A compound contains 7.79% C and 92.21% Cl. What is the molecular formula if it has a molar mass of 152g?​

Answer 1

Molecular Formula: CCl4

Step-by-step explanation:

First, in order to find the molecular formula, we have to find the empirical formula.

We need to convert the percentages of each element to grams, and then moles. Usually, for problems like these, since we don't already have the chemical formula, we assume that the percents are in grams...

7.79% C becomes 7.79 grams of Carbon, and

92.21% Cl becomes 92.21 grams of Chlorine.

Now that we have grams, we can convert to moles.

The amu of Carbon is 12.01 g, and the amu of Chlorine is 35.45 g.

Carbon in moles =
`(7.79 g C)((1 mol C)/(12.01 g C)) =0.6486261449 = 0.65 \\`

Chlorine in moles =
`(92.21 g Cl)((1 mol Cl)/(35.45 g Cl)) = 2.60112835 = 2.6`

Now that we have the moles, we want to keep these as subscripts and write them into an empirical formula.

Since these numbers are in decimal formula, we have to divide them by the smallest mole in order to get a whole-number for our subscripts.

0.65/0.65 = 1, so the subscript for carbon is 1 (which can just be written as C with nothing next to it)

2.6/0.65 = 4, so the subscript for chlorine is 4 (which can be written as Cl4)

Now we will write our empirical formula as
`C Cl_(4)`.

In order to find our molecular formula, we will take the molecular mass (aka the molecular formula's molar mass which is 152) and divide by the mass from the empirical formula.
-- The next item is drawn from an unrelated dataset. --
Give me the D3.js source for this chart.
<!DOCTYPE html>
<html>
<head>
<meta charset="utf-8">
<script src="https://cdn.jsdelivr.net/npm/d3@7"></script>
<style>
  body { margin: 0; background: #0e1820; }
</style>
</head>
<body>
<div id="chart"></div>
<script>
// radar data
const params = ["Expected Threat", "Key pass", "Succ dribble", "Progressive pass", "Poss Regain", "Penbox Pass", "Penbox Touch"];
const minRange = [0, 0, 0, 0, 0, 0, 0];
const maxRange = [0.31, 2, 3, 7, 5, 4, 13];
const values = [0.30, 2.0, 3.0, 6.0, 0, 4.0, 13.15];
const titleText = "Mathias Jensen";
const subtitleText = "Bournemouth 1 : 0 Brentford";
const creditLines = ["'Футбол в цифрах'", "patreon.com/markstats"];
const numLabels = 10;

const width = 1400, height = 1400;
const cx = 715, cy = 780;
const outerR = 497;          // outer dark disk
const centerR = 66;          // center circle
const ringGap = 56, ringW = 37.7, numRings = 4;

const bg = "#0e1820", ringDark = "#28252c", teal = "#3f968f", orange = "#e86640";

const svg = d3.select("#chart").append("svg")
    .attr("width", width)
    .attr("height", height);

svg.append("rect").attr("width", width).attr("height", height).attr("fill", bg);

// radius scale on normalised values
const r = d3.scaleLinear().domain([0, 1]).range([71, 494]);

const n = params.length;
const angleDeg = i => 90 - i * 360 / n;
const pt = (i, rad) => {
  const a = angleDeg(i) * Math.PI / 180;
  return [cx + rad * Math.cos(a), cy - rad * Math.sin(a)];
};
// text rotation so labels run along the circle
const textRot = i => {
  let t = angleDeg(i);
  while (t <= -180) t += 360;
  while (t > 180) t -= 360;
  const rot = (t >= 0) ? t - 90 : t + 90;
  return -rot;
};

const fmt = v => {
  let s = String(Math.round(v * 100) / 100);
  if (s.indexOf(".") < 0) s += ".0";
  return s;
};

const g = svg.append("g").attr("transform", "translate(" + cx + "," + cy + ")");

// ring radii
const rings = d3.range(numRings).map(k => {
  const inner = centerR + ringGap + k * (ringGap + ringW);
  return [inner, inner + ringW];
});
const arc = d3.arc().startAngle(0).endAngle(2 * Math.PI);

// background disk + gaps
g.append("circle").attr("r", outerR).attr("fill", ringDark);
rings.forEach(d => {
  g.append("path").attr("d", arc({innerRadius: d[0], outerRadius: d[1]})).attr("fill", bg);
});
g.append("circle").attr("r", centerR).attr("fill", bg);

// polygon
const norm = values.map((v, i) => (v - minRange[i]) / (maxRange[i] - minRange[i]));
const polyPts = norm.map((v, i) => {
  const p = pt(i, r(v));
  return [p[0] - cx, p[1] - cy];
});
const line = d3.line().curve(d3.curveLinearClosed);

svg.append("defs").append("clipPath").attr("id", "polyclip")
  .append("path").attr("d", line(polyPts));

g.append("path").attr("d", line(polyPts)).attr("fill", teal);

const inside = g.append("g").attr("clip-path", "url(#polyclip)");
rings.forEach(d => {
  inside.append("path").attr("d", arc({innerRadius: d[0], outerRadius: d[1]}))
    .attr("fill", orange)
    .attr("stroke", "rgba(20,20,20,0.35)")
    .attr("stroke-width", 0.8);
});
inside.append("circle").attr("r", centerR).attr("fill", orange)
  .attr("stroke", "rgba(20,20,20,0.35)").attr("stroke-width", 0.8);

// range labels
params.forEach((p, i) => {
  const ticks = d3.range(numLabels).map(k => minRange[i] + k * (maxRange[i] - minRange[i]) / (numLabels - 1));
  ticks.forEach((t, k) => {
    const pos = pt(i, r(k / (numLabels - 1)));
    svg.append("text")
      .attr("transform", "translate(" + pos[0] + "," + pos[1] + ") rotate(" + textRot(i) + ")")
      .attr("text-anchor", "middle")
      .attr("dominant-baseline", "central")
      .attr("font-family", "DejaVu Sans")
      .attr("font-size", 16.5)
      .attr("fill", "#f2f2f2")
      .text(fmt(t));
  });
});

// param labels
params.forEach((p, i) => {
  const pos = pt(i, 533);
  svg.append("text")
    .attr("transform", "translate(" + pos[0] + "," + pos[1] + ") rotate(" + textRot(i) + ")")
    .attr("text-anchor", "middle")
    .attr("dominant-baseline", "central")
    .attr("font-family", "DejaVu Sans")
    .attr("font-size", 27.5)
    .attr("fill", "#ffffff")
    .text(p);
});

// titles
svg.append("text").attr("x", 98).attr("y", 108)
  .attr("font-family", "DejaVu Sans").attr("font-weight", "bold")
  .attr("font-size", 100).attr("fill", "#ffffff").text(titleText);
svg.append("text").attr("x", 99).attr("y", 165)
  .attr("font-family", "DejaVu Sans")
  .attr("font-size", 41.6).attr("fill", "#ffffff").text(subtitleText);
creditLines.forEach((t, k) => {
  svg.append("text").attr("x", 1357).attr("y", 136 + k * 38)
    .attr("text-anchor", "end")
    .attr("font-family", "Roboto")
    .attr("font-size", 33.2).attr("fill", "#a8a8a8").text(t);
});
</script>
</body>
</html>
Then we will get another whole-number multiple that we will multiply our subscripts by in order the numbers for the subscripts for our molecular formula.

The total mass from the empirical formula is 153.81

[12.01 + 4(35.45) = 153.81]

152/153.81 = 0.9882322346 which can be rounded to 0.99 or just 1.0..
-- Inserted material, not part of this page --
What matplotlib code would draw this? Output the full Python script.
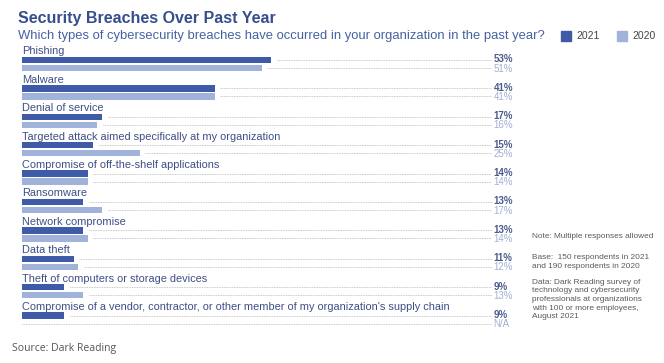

When we multiply our subscripts by 1.0, they equal 1 and 4 (the same numbers as before), which means that our empirical formula and molecular formulas are the same.

Empirical Formula: CCl4

Molecular Formula: CCl4

Answer 2

For convenience, assume that we have 100 g of this unknown compound. Given the percent composition, we can then assume that we have 7.79 g C and 92.21 g Cl.

Next, convert these masses to moles.

For C: (7.79 g) ÷ (12.01 g/mol) = 0.6486 mol C.
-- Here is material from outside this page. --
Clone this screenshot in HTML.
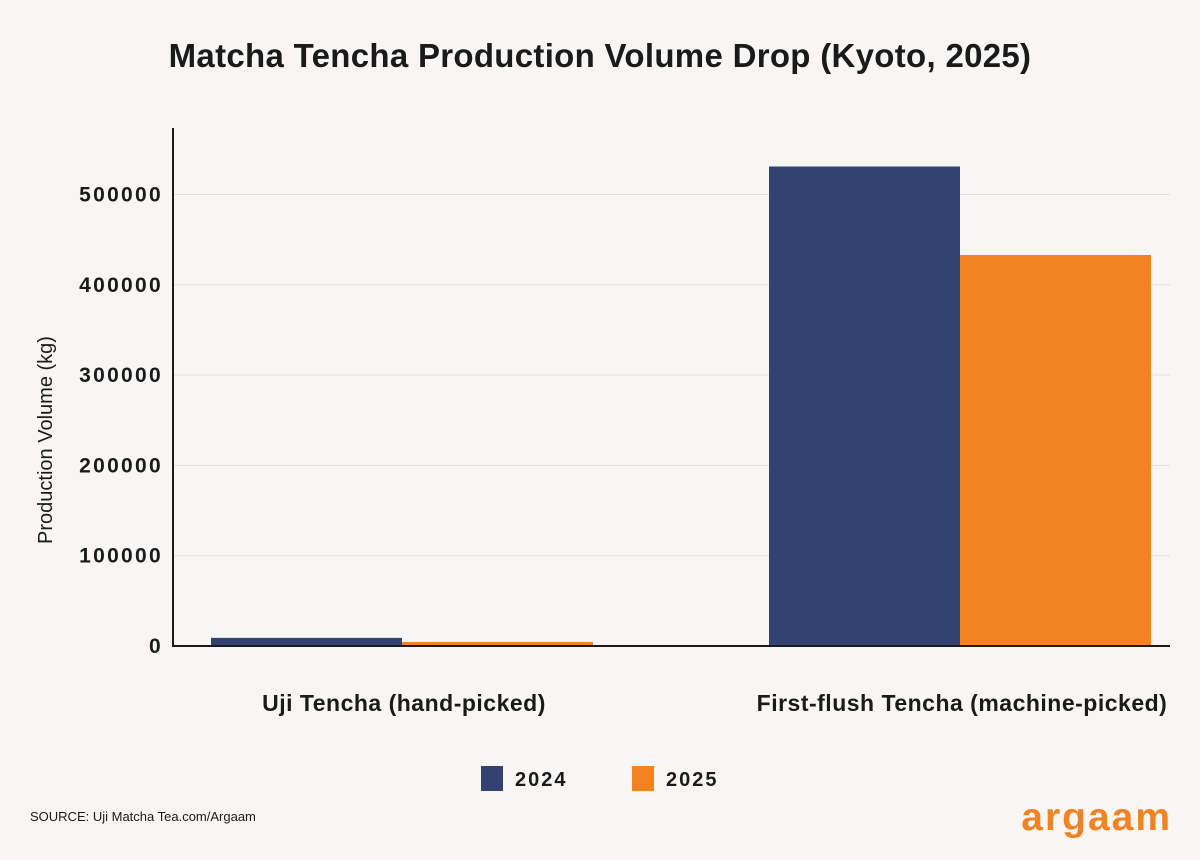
<!DOCTYPE html>
<html><head><meta charset="utf-8"><style>
body{margin:0;background:#f8f6f4;}
svg{display:block;font-family:"Liberation Sans",sans-serif;}
</style></head><body>
<svg id="chart" width="1200" height="860" viewBox="0 0 1200 860">
<rect width="1200" height="860" fill="#f8f6f4"/>
<text x="600" y="67" text-anchor="middle" font-size="33" font-weight="bold" fill="#1a1a1a" letter-spacing="0.3">Matcha Tencha Production Volume Drop (Kyoto, 2025)</text>
<g id="grid"></g><g id="bars"></g><g id="axes"></g>
<text transform="translate(52,440) rotate(-90)" text-anchor="middle" font-size="20" fill="#1a1a1a">Production Volume (kg)</text>
<rect x="481" y="766" width="22" height="25" fill="#334371"/>
<text x="515" y="786" font-size="20" font-weight="bold" fill="#1a1a1a" letter-spacing="2">2024</text>
<rect x="632" y="766" width="22" height="25" fill="#f28322"/>
<text x="666" y="786" font-size="20" font-weight="bold" fill="#1a1a1a" letter-spacing="2">2025</text>
<text x="30" y="821" font-size="13" fill="#1a1a1a">SOURCE: Uji Matcha Tea.com/Argaam</text>
<text x="1172" y="830" text-anchor="end" font-size="39" font-weight="bold" fill="#f28322" letter-spacing="2">argaam</text>
</svg>
<script>
const categories=["Uji Tencha (hand-picked)","First-flush Tencha (machine-picked)"];
const values2024=[9000,531000];
const values2025=[4500,433000];
const tickValues=[0,100000,200000,300000,400000,500000];
const ns="http://www.w3.org/2000/svg";
const x0=173,x1=1170,y0=646,pxPer=0.000903;
const y=v=>y0-v*pxPer;
function mk(tag,attrs,parent){const e=document.createElementNS(ns,tag);for(const k in attrs)e.setAttribute(k,attrs[k]);parent.appendChild(e);return e;}
const grid=document.getElementById('grid'),bars=document.getElementById('bars'),axes=document.getElementById('axes');
tickValues.forEach(t=>{
 if(t>0){const l=mk('line',{x1:x0,x2:x1,y1:y(t),y2:y(t),stroke:'#e2dfdc','stroke-width':1},grid);
 
 }
 const tx=mk('text',{x:163,y:y(t)+7,'text-anchor':'end','font-size':21,'font-weight':'bold',fill:'#1a1a1a','letter-spacing':2.3},axes);
 tx.textContent=t;
 
 
});
const groupStarts=[211,769],bw=191;
categories.forEach((c,i)=>{
 const gx=groupStarts[i];
 const b1=mk('rect',{x:gx,y:y(values2024[i]),width:bw,height:values2024[i]*pxPer,fill:'#334371'},bars);
 
 
 const b2=mk('rect',{x:gx+bw,y:y(values2025[i]),width:bw,height:values2025[i]*pxPer,fill:'#f28322'},bars);
 
 
 const t=mk('text',{x:gx+bw+2,y:711,'text-anchor':'middle','font-size':23,'font-weight':'bold',fill:'#1a1a1a','letter-spacing':0.5},axes);
 t.textContent=c;
 
 
});
const ya=mk('line',{x1:x0,x2:x0,y1:128,y2:y0+1,stroke:'#1a1a1a','stroke-width':2},axes);


const xa=mk('line',{x1:x0-1,x2:x1,y1:y0,y2:y0,stroke:'#1a1a1a','stroke-width':2},axes);


</script>
</body></html>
For Cl: (92.21 g) ÷ (35.453 g/mol) 2.601 mol Cl.

Now, we divide each molar quantity by the smaller of the two (in this case, that'd be 0.6486 mol C) to obtain a whole-number subscript—what we're doing here is finding the ratio of the moles of each element.

0.6486 mol C/0.6486 = 1

2.601 mol Cl/0.6486 = 4.010 ≈ 4.

What we have now are the mole ratios that would comprise the subscripts of the empirical formula of our compound, which would be CCl₄. But the empirical formula and molecular formula are not necessarily the same; the empirical formula gives us the simplest ratios between the atoms, but the molecular formula (and the actual compound) may have a ratio that's larger. To figure out the factor by which our ratios differ, we divide the molar mass of the actual compound by the molar mass of the empirical compound. The molar mass of the actual compound is given to us as 152 g/mol (that's a typo in the question); the molar mass of the empirical compound is 153.82 g/mol.

Now, just from looking at it, we should be able to tell that the quotient is approximately equal to one. Precisely, it's 152/153.82 = 0.988 ≈ 1.

So, in this case, our empirical and molecular formulae are the same. Thus, the molecular formula of our compound is CCl₄.